Brocard may very well have been the peacemaker who rose to this challenge by seeking out a significant prelate to settle the questions of ascetical discipline. The simple fact that he is the one whom Albert of Jerusalem addresses indicates that he could speak for the others, probably because of a consensus on his leadership. He may also have had to contend with ethnic differences among hermits from many different places. Despite the contention that Brocard came from Jerusalem, it is much more likely that his roots were French or Italian. The Crusaders came from a broad spectrum of European states, but the military leadership was generally in the hands of the Normans. There were Norman nobles from France, England, and Sicily, all acknowledged to be the best fighters. The lion’s share of the crusading knights came from parts of France, with healthy contingents of Italians, Germans, English and Belgians. There were relatively few Spanish or Portuguese knights, principally because they had their own crusade at home, as they fought to expel the Moors from Iberia. More than likely, the first community in the Wadi reflected this ethnic mix. Most other religious communities began with members from one specific location. Brocard’s position as leader may have reflected his skill at mediating the small disputes which arise among strong-minded people.
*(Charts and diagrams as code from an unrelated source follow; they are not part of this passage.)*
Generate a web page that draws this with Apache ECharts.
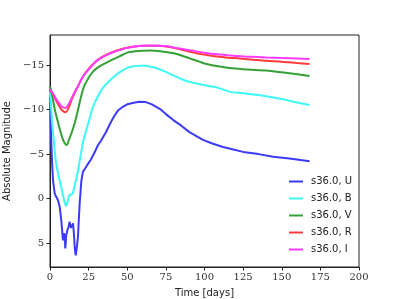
<!DOCTYPE html>
<html><head><meta charset="utf-8">
<script src="https://cdn.jsdelivr.net/npm/echarts@6/dist/echarts.min.js"></script>
<style>html,body{margin:0;padding:0;background:#fff}#c{width:399px;height:299px}</style>
</head><body><div id="c"></div>
<script>
var seriesNames = ['s36.0, U','s36.0, B','s36.0, V','s36.0, R','s36.0, I'];
var xTicks = [0,25,50,75,100,125,150,175,200];
var yTicks = [-15,-10,-5,0,5];

var daysU = [0,0.5,1,1.5,2,3,4,5.2,6.3,7.3,8.4,9,9.5,9.9,10.5,11.2,12,12.7,13.5,14.2,14.9,15.5,16,16.6,17.3,18.1,18.7,19.2,20.3,21.3,22.4,23.5,24.6,26.5,28.9,31,33,36,39.7,42,44,47.4,50,55,58,62,66,71,75,80,85,90,95,99,105,112,118,125,135,144.5,155,168];
var magU = [-12.0,-8.5,-5.5,-3.5,-2.0,-0.6,-0.2,0.2,0.95,2.45,4.7,3.9,4.2,5.6,4.2,3.6,3.2,2.6,3.3,3.2,2.8,4.0,5.5,6.4,5.6,4.3,2.2,0.56,-2.0,-3.0,-3.3,-3.5,-3.9,-4.4,-5.2,-6.0,-6.5,-7.4,-8.7,-9.4,-9.9,-10.35,-10.6,-10.8,-10.9,-10.85,-10.6,-10.1,-9.5,-8.8,-8.2,-7.5,-7.0,-6.6,-6.2,-5.8,-5.55,-5.25,-5.0,-4.7,-4.5,-4.2];

var daysB = [0,1,2,3,4,5.5,7,8.5,10.4,11.5,12.7,14.5,16,18,19.4,21.6,24.8,28,31.3,34.5,40,45,50,55,58.3,62,66,70,75,80,85,90,95,100,105,110,116.5,125,138,150,160,168];
var magB = [-12.0,-9.5,-7.3,-5.5,-3.9,-2.6,-1.5,-0.3,0.83,0.3,-0.4,-0.5,-1.5,-3.0,-4.4,-6.5,-8.5,-10.4,-11.6,-12.5,-13.5,-14.2,-14.7,-14.9,-14.95,-14.93,-14.8,-14.6,-14.25,-13.85,-13.45,-13.15,-12.95,-12.75,-12.6,-12.4,-12.0,-11.85,-11.57,-11.2,-10.8,-10.52];

var daysV = [0,1,3,5,7,9,10.8,12,14,16,18,20,22,25,28,31,35,40,45,50,55,60,65,70,75,80,85,90,95,100,105,110,115,120,125,130,140,150,160,168];
var magV = [-12.6,-12.0,-10.1,-8.7,-7.4,-6.4,-6.0,-6.5,-7.4,-8.5,-9.9,-11.4,-12.6,-13.6,-14.3,-14.75,-15.15,-15.6,-16.0,-16.42,-16.57,-16.64,-16.65,-16.6,-16.5,-16.35,-16.1,-15.8,-15.5,-15.2,-15.0,-14.85,-14.72,-14.62,-14.55,-14.5,-14.4,-14.2,-13.98,-13.79];

var daysR = [0,2,4,6,8,10,12,14,16,18,20,22,25,28,31,35,40,45,50,55,60,65,70,75,80,85,90,95,100,105,110,115,120,125,130,140,150,160,168];
var magR = [-12.2,-11.7,-11.0,-10.4,-9.9,-9.7,-10.2,-11.1,-11.9,-12.6,-13.3,-13.9,-14.6,-15.15,-15.6,-16.05,-16.45,-16.75,-16.97,-17.1,-17.18,-17.2,-17.18,-17.1,-16.95,-16.75,-16.55,-16.35,-16.2,-16.05,-15.95,-15.85,-15.8,-15.72,-15.65,-15.5,-15.4,-15.25,-15.14];

var daysI = [0,2,4,6,8,10,12,14,16,18,20,22,25,28,31,35,40,45,50,55,60,65,70,75,80,85,90,95,100,105,110,115,120,125,130,140,150,160,168];
var magI = [-12.3,-11.8,-11.2,-10.7,-10.3,-10.2,-10.6,-11.3,-12.0,-12.6,-13.3,-13.9,-14.5,-15.1,-15.6,-16.0,-16.4,-16.7,-16.95,-17.1,-17.2,-17.22,-17.2,-17.15,-17.0,-16.85,-16.7,-16.55,-16.4,-16.3,-16.2,-16.12,-16.05,-15.98,-15.95,-15.88,-15.82,-15.76,-15.7];

function pairs(d, m){ return d.map(function(x,i){ return [x, m[i]]; }); }
var colors = ['#3b3bf7','#3ff8f8','#35a035','#ff3c3c','#ff3cff'];
var allDays = [daysU, daysB, daysV, daysR, daysI];
var allMags = [magU, magB, magV, magR, magI];

var chart = echarts.init(document.getElementById('c'), null, {renderer:'canvas'});
var serif = 'DejaVu Serif';
var sans = 'DejaVu Sans';
chart.setOption({
  animation: false,
  color: colors,
  grid: {left:50, right:40, top:35, bottom:32, show:true, borderColor:'#222', borderWidth:1, backgroundColor:'transparent', containLabel:false, outerBoundsMode:'none'},
  legend: {
    orient:'vertical', left:284, top:171, icon:'rect', itemWidth:14, itemHeight:2, itemGap:6,
    data: seriesNames,
    textStyle:{fontFamily:sans, fontSize:10, color:'#222', padding:[0,0,0,3], lineHeight:11}
  },
  xAxis: {
    type:'value', min:0, max:200, interval:25,
    name:'Time [days]', nameLocation:'middle', nameGap:21,
    nameTextStyle:{fontFamily:sans, fontSize:10, color:'#222'},
    axisLine:{show:true, onZero:false, lineStyle:{color:'#222'}},
    axisTick:{show:true, length:3.5, lineStyle:{color:'#222'}},
    axisLabel:{fontFamily:serif, fontSize:10, color:'#333', margin:5},
    splitLine:{show:false}
  },
  yAxis: {
    type:'value', inverse:true, min:-18.4, max:7.7,
    name:'Absolute Magnitude', nameLocation:'middle', nameGap:31,
    nameTextStyle:{fontFamily:sans, fontSize:10, color:'#222'},
    axisLine:{show:true, onZero:false, lineStyle:{color:'#222'}},
    axisTick:{show:true, length:3.5, customValues:yTicks, lineStyle:{color:'#222'}},
    axisLabel:{fontFamily:serif, fontSize:10, color:'#333', margin:6, customValues:yTicks,
      formatter:function(v){ return String(v).replace('-', '\u2212'); }},
    splitLine:{show:false}
  },
  series: seriesNames.map(function(n,i){
    return {
      name:n, type:'line', data:pairs(allDays[i], allMags[i]),
      showSymbol:false, symbol:'none', smooth: i===0 ? false : 0.3,
      lineStyle:{width:2, color:colors[i]}, itemStyle:{color:colors[i]}
    };
  })
});
</script></body></html>
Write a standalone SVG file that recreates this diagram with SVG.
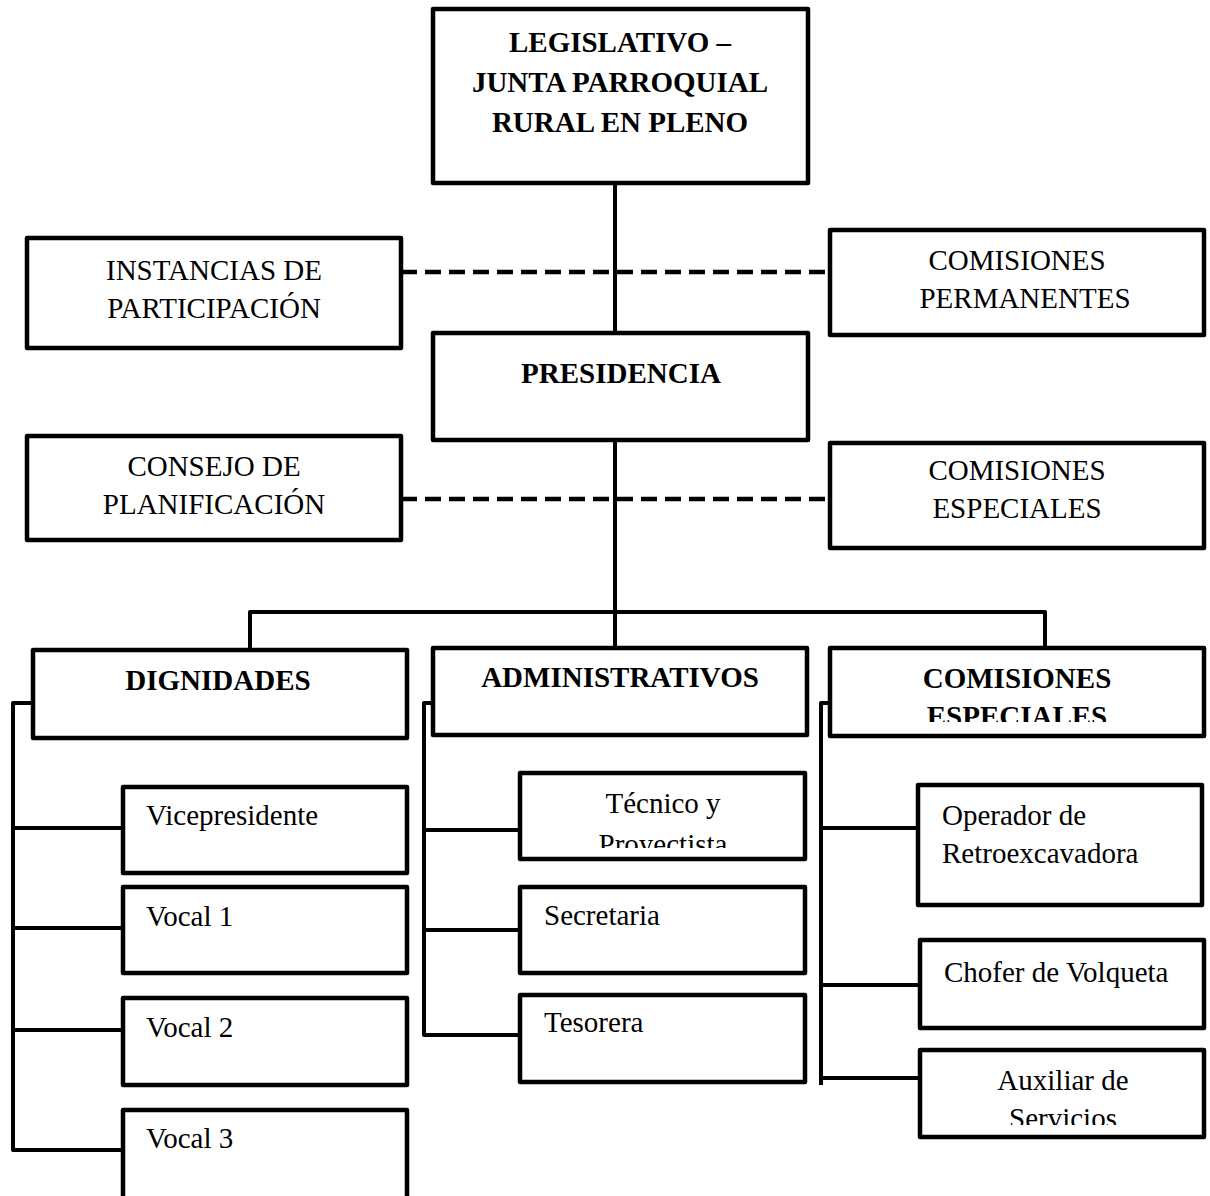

Archeologists working in the 20th century have discovered two graves in front of the door of the old chapel. One of them was a primary burial of a man, laid to rest with great respect. Is it Brocard? There is no way to confirm or deny the theory. But knowing what we do about the hermits of his day, we can assume that someone of extraordinary leadership was honored with this symbolic act. Someone who helped pave the way for everything that followed.